- **Task to complete**
Copy out each line containing "Output" from the entries below.

Plotting code records
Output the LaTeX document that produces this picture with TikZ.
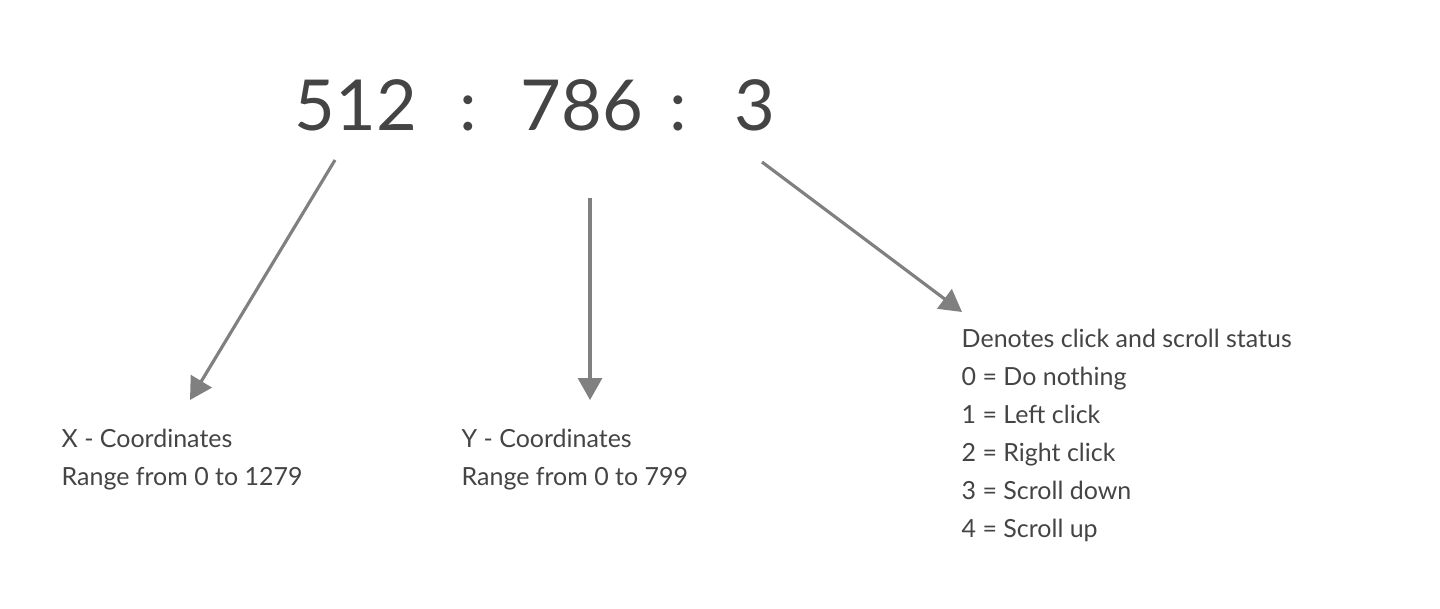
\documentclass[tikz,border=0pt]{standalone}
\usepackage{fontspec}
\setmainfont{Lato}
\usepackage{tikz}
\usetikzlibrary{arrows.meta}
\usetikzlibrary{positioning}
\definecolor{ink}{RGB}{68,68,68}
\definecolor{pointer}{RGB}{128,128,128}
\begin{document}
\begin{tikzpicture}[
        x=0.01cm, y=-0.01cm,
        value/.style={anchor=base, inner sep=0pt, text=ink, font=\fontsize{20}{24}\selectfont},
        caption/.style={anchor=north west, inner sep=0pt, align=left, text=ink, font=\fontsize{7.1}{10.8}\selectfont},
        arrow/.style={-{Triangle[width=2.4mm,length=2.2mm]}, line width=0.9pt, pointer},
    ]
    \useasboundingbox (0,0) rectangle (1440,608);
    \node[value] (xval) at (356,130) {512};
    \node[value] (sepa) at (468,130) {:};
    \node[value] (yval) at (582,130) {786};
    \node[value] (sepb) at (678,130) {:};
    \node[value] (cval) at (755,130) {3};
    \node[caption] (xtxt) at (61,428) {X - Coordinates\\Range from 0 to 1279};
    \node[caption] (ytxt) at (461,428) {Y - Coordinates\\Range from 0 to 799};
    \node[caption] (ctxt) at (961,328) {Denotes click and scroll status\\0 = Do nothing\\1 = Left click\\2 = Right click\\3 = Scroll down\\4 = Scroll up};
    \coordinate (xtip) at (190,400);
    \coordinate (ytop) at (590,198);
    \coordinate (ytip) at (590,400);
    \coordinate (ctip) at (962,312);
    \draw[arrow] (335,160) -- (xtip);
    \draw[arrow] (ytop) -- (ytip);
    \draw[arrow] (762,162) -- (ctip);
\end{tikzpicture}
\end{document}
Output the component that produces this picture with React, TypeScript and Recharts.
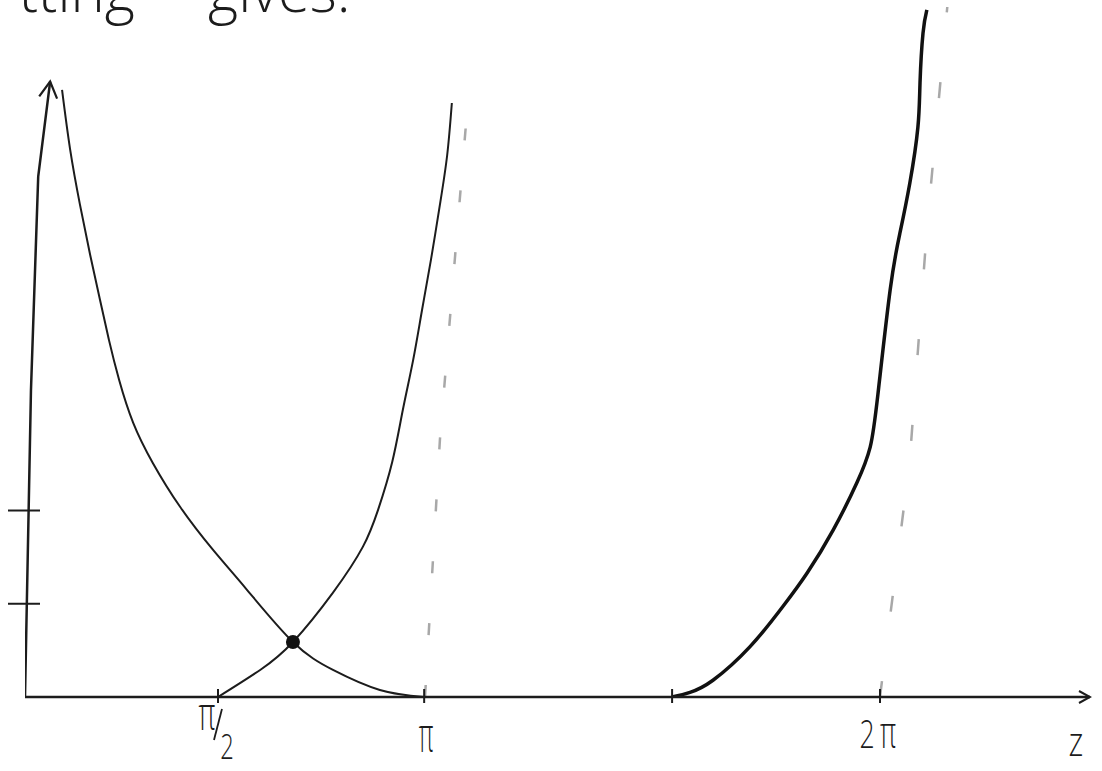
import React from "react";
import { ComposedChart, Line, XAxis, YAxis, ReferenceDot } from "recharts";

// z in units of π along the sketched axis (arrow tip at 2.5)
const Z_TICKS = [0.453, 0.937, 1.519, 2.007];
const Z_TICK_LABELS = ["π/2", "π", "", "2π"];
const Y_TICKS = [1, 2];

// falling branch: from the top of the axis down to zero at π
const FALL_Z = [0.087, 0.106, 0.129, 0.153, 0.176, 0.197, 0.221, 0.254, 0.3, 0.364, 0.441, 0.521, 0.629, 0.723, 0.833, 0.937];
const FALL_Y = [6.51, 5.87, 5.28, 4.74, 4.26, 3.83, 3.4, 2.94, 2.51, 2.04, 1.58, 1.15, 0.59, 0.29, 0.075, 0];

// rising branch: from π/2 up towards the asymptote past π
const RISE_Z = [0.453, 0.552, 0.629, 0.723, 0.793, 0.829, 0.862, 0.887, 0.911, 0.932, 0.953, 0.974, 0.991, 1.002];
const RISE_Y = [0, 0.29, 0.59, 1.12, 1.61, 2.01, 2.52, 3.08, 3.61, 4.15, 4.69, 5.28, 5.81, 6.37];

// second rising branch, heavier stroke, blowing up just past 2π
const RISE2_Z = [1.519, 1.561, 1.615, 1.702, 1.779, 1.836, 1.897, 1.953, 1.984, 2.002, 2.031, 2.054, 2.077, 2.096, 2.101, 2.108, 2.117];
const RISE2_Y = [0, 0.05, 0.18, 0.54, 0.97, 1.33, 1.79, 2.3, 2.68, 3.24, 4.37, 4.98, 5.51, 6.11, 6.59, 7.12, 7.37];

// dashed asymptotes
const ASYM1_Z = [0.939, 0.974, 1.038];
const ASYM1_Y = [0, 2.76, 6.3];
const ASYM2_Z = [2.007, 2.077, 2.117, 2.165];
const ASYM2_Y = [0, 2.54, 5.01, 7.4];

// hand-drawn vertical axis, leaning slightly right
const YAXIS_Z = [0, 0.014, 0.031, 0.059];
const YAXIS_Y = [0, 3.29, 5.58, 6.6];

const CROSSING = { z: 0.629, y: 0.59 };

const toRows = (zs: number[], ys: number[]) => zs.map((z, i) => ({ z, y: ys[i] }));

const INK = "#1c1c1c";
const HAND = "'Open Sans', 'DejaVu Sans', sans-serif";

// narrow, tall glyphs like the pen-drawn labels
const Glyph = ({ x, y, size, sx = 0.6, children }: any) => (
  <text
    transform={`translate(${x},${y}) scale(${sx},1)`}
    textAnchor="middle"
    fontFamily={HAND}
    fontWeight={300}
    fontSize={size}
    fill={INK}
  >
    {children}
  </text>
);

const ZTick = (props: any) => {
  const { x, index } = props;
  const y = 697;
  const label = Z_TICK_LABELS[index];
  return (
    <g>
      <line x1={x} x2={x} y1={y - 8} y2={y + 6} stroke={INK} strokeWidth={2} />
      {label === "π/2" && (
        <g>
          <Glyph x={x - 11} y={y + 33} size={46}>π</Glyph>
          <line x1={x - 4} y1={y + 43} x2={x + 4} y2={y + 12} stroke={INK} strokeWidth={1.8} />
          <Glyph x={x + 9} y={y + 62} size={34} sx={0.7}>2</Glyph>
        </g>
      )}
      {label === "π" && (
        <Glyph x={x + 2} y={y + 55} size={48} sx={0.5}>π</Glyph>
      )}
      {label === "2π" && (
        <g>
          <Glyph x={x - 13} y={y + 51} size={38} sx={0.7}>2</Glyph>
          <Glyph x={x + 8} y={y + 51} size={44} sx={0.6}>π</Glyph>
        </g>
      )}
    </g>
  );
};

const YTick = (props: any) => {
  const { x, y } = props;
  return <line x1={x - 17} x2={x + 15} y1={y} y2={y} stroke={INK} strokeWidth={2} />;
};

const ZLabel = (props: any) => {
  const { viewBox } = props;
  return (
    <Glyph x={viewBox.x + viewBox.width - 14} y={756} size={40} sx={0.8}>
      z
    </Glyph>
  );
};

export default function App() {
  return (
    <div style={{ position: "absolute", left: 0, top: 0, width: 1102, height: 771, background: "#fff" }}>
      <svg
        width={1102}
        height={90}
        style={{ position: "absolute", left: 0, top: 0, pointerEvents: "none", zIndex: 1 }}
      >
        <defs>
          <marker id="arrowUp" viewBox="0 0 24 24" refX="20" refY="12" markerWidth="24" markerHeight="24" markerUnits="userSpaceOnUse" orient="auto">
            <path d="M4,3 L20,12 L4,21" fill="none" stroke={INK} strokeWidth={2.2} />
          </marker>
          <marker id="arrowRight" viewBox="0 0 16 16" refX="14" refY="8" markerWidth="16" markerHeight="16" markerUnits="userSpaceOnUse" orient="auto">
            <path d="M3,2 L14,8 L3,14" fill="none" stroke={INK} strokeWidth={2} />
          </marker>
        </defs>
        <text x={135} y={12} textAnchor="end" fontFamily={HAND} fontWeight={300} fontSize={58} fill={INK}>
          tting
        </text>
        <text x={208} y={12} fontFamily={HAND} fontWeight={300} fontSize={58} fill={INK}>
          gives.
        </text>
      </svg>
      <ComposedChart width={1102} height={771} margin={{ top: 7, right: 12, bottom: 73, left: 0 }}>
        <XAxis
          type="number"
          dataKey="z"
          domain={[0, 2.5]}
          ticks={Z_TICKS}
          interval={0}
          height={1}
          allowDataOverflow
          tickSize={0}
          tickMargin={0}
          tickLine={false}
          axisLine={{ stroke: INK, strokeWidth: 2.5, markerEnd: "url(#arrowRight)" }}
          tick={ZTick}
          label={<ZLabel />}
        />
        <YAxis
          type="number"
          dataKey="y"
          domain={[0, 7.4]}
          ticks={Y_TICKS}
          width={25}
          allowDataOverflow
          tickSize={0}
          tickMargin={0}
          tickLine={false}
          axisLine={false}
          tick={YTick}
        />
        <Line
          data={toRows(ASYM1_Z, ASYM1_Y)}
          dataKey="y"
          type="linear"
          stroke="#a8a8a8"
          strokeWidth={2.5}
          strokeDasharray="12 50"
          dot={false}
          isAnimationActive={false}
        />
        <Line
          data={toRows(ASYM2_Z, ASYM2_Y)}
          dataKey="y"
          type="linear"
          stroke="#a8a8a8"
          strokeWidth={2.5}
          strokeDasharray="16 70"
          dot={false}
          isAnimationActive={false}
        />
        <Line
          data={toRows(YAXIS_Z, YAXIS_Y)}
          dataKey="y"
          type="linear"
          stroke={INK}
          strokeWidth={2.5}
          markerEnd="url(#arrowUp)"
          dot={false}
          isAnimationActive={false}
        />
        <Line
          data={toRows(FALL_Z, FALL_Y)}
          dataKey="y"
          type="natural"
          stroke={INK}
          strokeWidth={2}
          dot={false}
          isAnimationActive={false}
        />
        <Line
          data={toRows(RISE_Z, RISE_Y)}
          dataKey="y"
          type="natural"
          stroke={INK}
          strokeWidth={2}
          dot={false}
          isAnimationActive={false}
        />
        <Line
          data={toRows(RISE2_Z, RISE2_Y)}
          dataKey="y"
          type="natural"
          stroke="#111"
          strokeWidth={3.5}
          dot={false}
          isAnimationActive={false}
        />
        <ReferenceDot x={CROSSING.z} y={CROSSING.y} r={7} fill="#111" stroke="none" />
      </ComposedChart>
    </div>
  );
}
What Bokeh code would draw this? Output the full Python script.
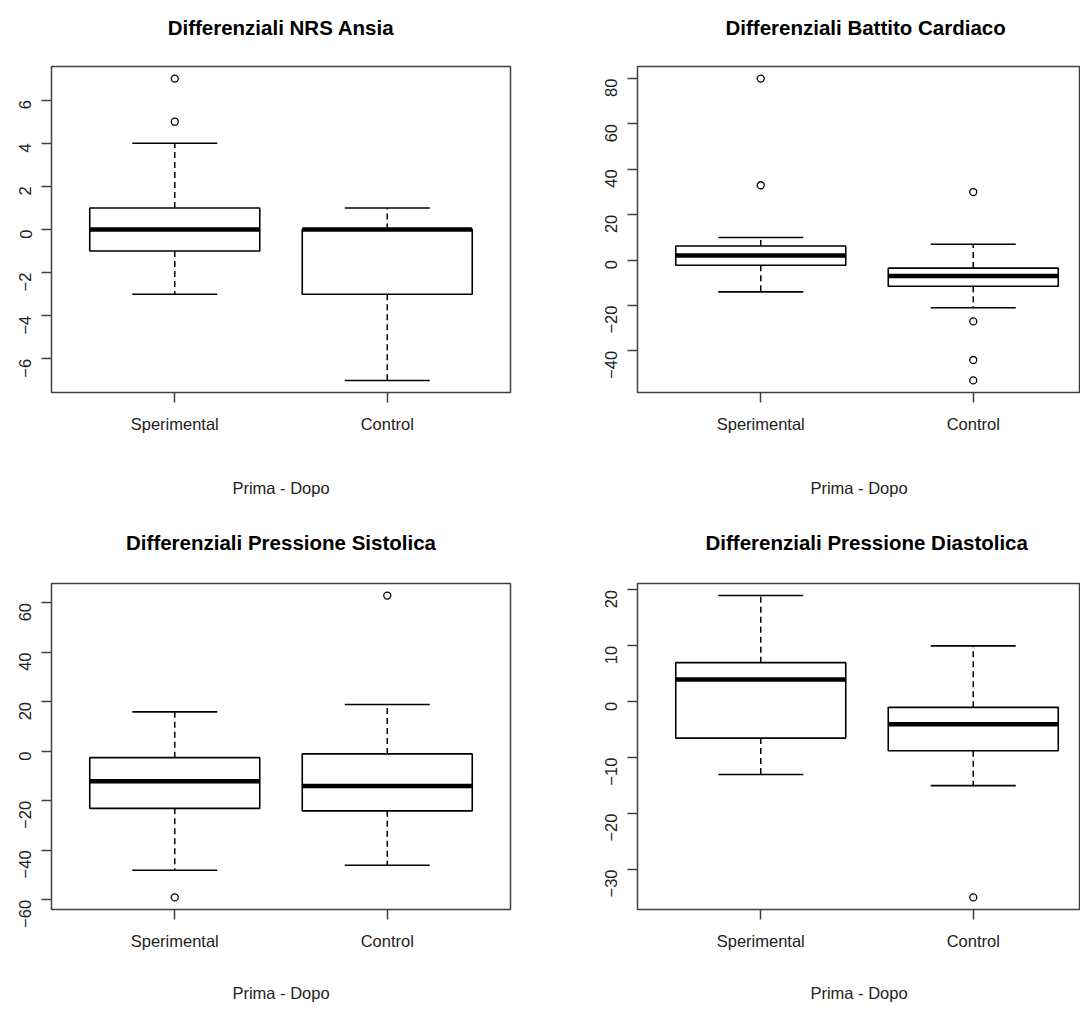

- **Correct answer**
Output the LaTeX document that produces this picture with TikZ.
Output the component that produces this picture with React, TypeScript and Recharts.
What Bokeh code would draw this? Output the full Python script.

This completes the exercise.